The final installment of my random Netflix encounters comes from director Jean Rollin. Since we gave the British a try with Killer Moon, I thought it fair to let France ruin an hour or so of my life. It was shot in 1973 and the description included something about a couple going to a cemetery and not being able to get out. In addition, they are being stalked by something / someone. That’s what it said. Sounds decent, right?
With French films, especially early and low-budget, there comes black and white images of tear drops, shadows, and a clown taking a train into the distance while holding a rose. Jean Rollin was apparently known for doing vampire flicks that stood at the threshold of pornography. Yet, he developed acclaim for his style and effort.
This movie was a continuous trade-off of visual expression and straightforward blunt storytelling. The couple in question started off looking rather creepy when they meet at a wedding. They decide to go on a date; a picnic in a cemetery…a very large cemetery. There’s lots of European-glances, a few soft-spoken French lines, and a random dip into an underground tomb for a roll in the hay. Oh, and a sad clown wanders into the graveyard to pay his respects to my nerves.
I dare say, I was getting a bit bored. I appreciate pacing and building tension. This couple was so down-right void of personality, I kept checking the remote to make sure I hadn’t paused the movie. The Girl (that’s her name in the credit), Francoise Pascal, is an actress who seemed to have moderate success even here in the states, landing a role on Young & the Restless, a CBS soap opera. In this movie, she spent the first half of the movie, looking shy and shyly exposing her breasts.
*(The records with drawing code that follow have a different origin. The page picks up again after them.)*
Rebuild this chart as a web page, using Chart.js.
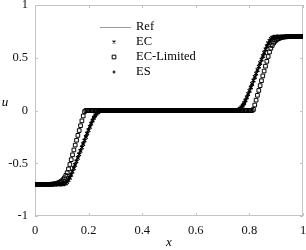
<!DOCTYPE html>
<html>
<head>
    <title>u(x) solution comparison</title>
    <script src="https://cdn.jsdelivr.net/npm/chart.js"></script>
    <style>
        body {
            margin: 0;
            background-color: #fff;
        }
    </style>
</head>
<body>
    <canvas id="myChart" width="306" height="250"></canvas>

    <script>
        // Mesh used by the numerical schemes
        const nCells = 200;
        const uLow = -0.7, uMid = 0, uHigh = 0.7;

        // Ref: exact solution, corner points
        const refX = [0, 0.122, 0.23, 0.77, 0.878, 1];
        const refU = [-0.7, -0.7, 0, 0, 0.7, 0.7];

        // EC: values across the two fans (step 1/nCells)
        const ecLeftStart = 0.100;
        const ecLeft = [-0.700, -0.699, -0.696, -0.689, -0.677, -0.660, -0.637, -0.609, -0.579, -0.547,
                        -0.515, -0.482, -0.449, -0.416, -0.383, -0.350, -0.317, -0.284, -0.251, -0.218,
                        -0.186, -0.155, -0.124, -0.095, -0.069, -0.047, -0.029, -0.016, -0.007, -0.002, 0];
        const ecRightStart = 0.750;
        const ecRight = [0, 0.002, 0.007, 0.016, 0.029, 0.047, 0.069, 0.095, 0.124, 0.155,
                         0.186, 0.218, 0.251, 0.284, 0.317, 0.350, 0.383, 0.416, 0.449, 0.482,
                         0.515, 0.547, 0.579, 0.609, 0.637, 0.660, 0.677, 0.689, 0.696, 0.699, 0.700];

        // EC-Limited
        const limLeftStart = 0.055;
        const limLeft = [-0.700, -0.699, -0.698, -0.697, -0.695, -0.692, -0.688, -0.683, -0.676, -0.667,
                         -0.655, -0.638, -0.616, -0.590, -0.554, -0.512, -0.466, -0.420, -0.374, -0.328,
                         -0.282, -0.236, -0.190, -0.144, -0.098, -0.052, -0.010, 0, 0];
        const limRightStart = 0.805;
        const limRight = [0, 0, 0.010, 0.052, 0.098, 0.144, 0.190, 0.236, 0.282, 0.328,
                          0.374, 0.420, 0.466, 0.512, 0.554, 0.590, 0.616, 0.638, 0.655, 0.667,
                          0.676, 0.683, 0.688, 0.692, 0.695, 0.697, 0.698, 0.699, 0.700];

        // ES
        const esLeftStart = 0.100;
        const esLeft = [-0.699, -0.697, -0.692, -0.683, -0.669, -0.650, -0.626, -0.598, -0.568, -0.537,
                        -0.505, -0.473, -0.440, -0.407, -0.374, -0.341, -0.308, -0.275, -0.242, -0.209,
                        -0.177, -0.146, -0.117, -0.090, -0.066, -0.046, -0.030, -0.017, -0.008, -0.003, 0];
        const esRightStart = 0.750;
        const esRight = [0, 0.003, 0.008, 0.017, 0.030, 0.046, 0.066, 0.090, 0.117, 0.146,
                         0.177, 0.209, 0.242, 0.275, 0.308, 0.341, 0.374, 0.407, 0.440, 0.473,
                         0.505, 0.537, 0.568, 0.598, 0.626, 0.650, 0.669, 0.683, 0.692, 0.697, 0.699];

        const xTicks = [0, 0.2, 0.4, 0.6, 0.8, 1];
        const yTicks = [-1, -0.5, 0, 0.5, 1];

        // put the read values on the mesh, plateaus outside the fans
        function onMesh(leftStart, leftVals, rightStart, rightVals) {
            const pts = [];
            for (let i = 0; i <= nCells; i++) {
                const x = i / nCells;
                const li = Math.round((x - leftStart) * nCells);
                const ri = Math.round((x - rightStart) * nCells);
                let u;
                if (li < 0) u = uLow;
                else if (li < leftVals.length) u = leftVals[li];
                else if (ri < 0) u = uMid;
                else if (ri < rightVals.length) u = rightVals[ri];
                else u = uHigh;
                pts.push({ x: x, y: u });
            }
            return pts;
        }

        const serif = "'Liberation Serif', 'Times New Roman', serif";
        Chart.defaults.font.family = serif;

        // frame, inward ticks, legend and axis letters
        const framePlugin = {
            id: 'frame',
            beforeDatasetsDraw(chart) {
                const { ctx, chartArea: a, scales } = chart;
                ctx.save();
                ctx.strokeStyle = '#c4c4c4';
                ctx.lineWidth = 1;
                ctx.strokeRect(a.left + 0.5, a.top + 0.5, a.width - 1, a.height - 1);
                ctx.beginPath();
                xTicks.forEach(v => {
                    const px = Math.round(scales.x.getPixelForValue(v)) + 0.5;
                    ctx.moveTo(px, a.bottom); ctx.lineTo(px, a.bottom - 3);
                    ctx.moveTo(px, a.top); ctx.lineTo(px, a.top + 3);
                });
                yTicks.forEach(v => {
                    const py = Math.round(scales.y.getPixelForValue(v)) + 0.5;
                    ctx.moveTo(a.left, py); ctx.lineTo(a.left + 3, py);
                    ctx.moveTo(a.right, py); ctx.lineTo(a.right - 3, py);
                });
                ctx.stroke();
                ctx.restore();
            },
            afterDraw(chart) {
                const ctx = chart.ctx;
                ctx.save();
                ctx.font = '12.5px ' + serif;
                ctx.fillStyle = '#000';
                ctx.textBaseline = 'middle';
                ctx.textAlign = 'left';
                const rowY = [27, 42, 57, 72];
                chart.data.datasets.forEach((ds, i) => {
                    const y = rowY[i];
                    if (ds.showLine) {
                        ctx.strokeStyle = ds.borderColor;
                        ctx.lineWidth = ds.borderWidth;
                        ctx.beginPath();
                        ctx.moveTo(100, y + 0.5); ctx.lineTo(131, y + 0.5);
                        ctx.stroke();
                    } else {
                        ctx.strokeStyle = ds.pointBorderColor;
                        ctx.fillStyle = 'rgba(0,0,0,0)';
                        ctx.lineWidth = ds.pointBorderWidth;
                        Chart.helpers.drawPoint(ctx, {
                            pointStyle: ds.pointStyle,
                            radius: ds.legendRadius,
                            borderWidth: ds.pointBorderWidth,
                            rotation: 0
                        }, 114, y);
                        ctx.fillStyle = '#000';
                    }
                    ctx.fillText(ds.label, 136, y);
                });
                ctx.font = 'italic 13px ' + serif;
                ctx.textAlign = 'center';
                ctx.fillText('x', 169, 243);
                ctx.fillText('u', 5, 103);
                ctx.restore();
            }
        };

        const ctx = document.getElementById('myChart').getContext('2d');
        const myChart = new Chart(ctx, {
            type: 'line',
            data: {
                datasets: [
                    {
                        label: 'Ref',
                        data: refX.map((x, i) => ({ x: x, y: refU[i] })),
                        showLine: true,
                        borderColor: '#9a9a9a',
                        borderWidth: 1,
                        pointRadius: 0,
                        order: 4
                    },
                    {
                        label: 'EC',
                        data: onMesh(ecLeftStart, ecLeft, ecRightStart, ecRight),
                        showLine: false,
                        pointStyle: 'crossRot',
                        pointRadius: 2.5,
                        legendRadius: 2,
                        pointBorderWidth: 1.2,
                        pointBorderColor: '#000',
                        order: 2
                    },
                    {
                        label: 'EC-Limited',
                        data: onMesh(limLeftStart, limLeft, limRightStart, limRight),
                        showLine: false,
                        pointStyle: 'rect',
                        pointRadius: 2.6,
                        legendRadius: 2.6,
                        pointBorderWidth: 1,
                        pointBorderColor: '#000',
                        pointBackgroundColor: 'rgba(0,0,0,0)',
                        order: 1
                    },
                    {
                        label: 'ES',
                        data: onMesh(esLeftStart, esLeft, esRightStart, esRight),
                        showLine: false,
                        pointStyle: 'cross',
                        pointRadius: 2,
                        legendRadius: 1.5,
                        pointBorderWidth: 1.2,
                        pointBorderColor: '#000',
                        order: 3
                    }
                ]
            },
            options: {
                responsive: false,
                animation: false,
                layout: { padding: { top: 5, right: 3, left: 0, bottom: 0 }, autoPadding: false },
                plugins: { legend: { display: false }, tooltip: { enabled: false } },
                scales: {
                    x: {
                        type: 'linear',
                        min: 0, max: 1,
                        grid: { display: false, drawTicks: false },
                        border: { display: false },
                        afterBuildTicks: s => { s.ticks = xTicks.map(v => ({ value: v })); },
                        afterFit: s => { s.height = 34; s.paddingLeft = 0; s.paddingRight = 0; },
                        ticks: { padding: 7, color: '#111', font: { family: serif, size: 12.5 }, maxRotation: 0,
                                 callback: v => String(v) }
                    },
                    y: {
                        type: 'linear',
                        min: -1, max: 1,
                        grid: { display: false, drawTicks: false },
                        border: { display: false },
                        afterBuildTicks: s => { s.ticks = yTicks.map(v => ({ value: v })); },
                        afterFit: s => { s.width = 35; s.paddingTop = 0; s.paddingBottom = 0; },
                        ticks: { padding: 7, color: '#111', font: { family: serif, size: 12.5 },
                                 callback: v => String(v) }
                    }
                }
            },
            plugins: [framePlugin]
        });
    </script>
</body>
</html>
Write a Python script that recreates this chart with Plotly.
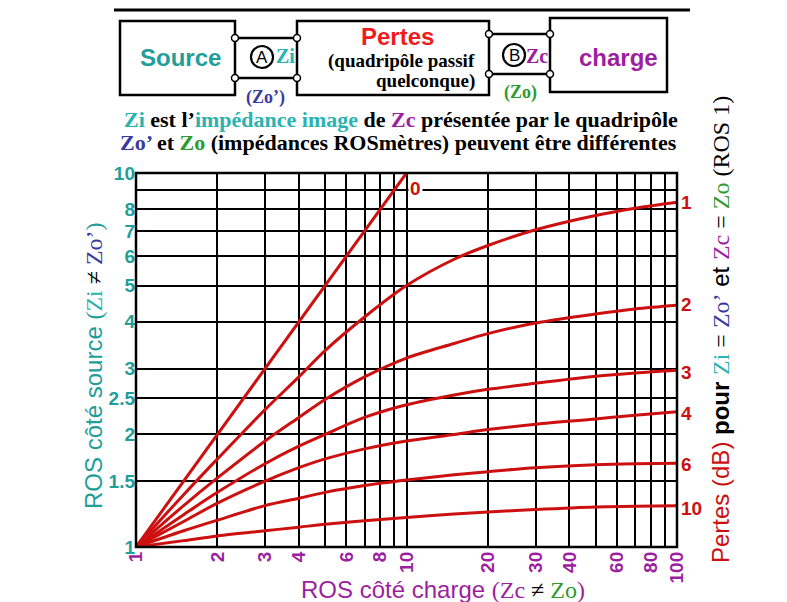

Meanwhile, her date (played by Hughes Quester), came off as a socially and mentally unhinged as he lusts after the Girl, looking creepy and creepily exposing his splotchy back hair.
Things feel as they are taking a turn when night time finally falls on the couple. They try to leave but find that the paths have vanished along with the exit. They walk, run, and fight their way across the sea of tombstones. The fights are amusing because they come from nowhere and go nowhere. Also, the biggest one consists of him rolling her around on the ground, tearing her clothing as she screams…Why? Because she’s scared. Yeah, nothing cures fear like trauma from being manhandled by a guy on your first date. France really is the country of amour.
At some point, the movie finally decides they’ve had enough footage of the couple wandering and talking about the dead, they amp up the story by having the Girl go crazy. The Guy runs away from her and falls in an open gravy full of bones. She shows up and falls in with him. They have sex again, because…why not?
He stumbles out (though they spent minutes making it seem as if he couldn’t) and decides he needs to go back to the tomb from round one’s sex-capade for a watch he left behind. As he goes down in there, the Girl closes the doors on top of him and locks him in. After a monologue, she opens it back up and goes down with him…I’m guessing to have sex with him again (I actually, I read that he was supposed to have suffocated from the 30 seconds he was in there). A woman I’ve never seen before arrives and puts a flowerpot on top of the tomb door. The end…and not once did we ever see them being stalked (unless that was meant to be metaphorical).
Honestly, this movie had a very nice setting and I enjoyed the lighting at nightfall. The Girl was pretty and the touches of mystery were appreciated, but when it was all over I felt like I had been watching a pair of faded French panties blowing in the wind for an hour and a half. That…that just doesn’t work for me.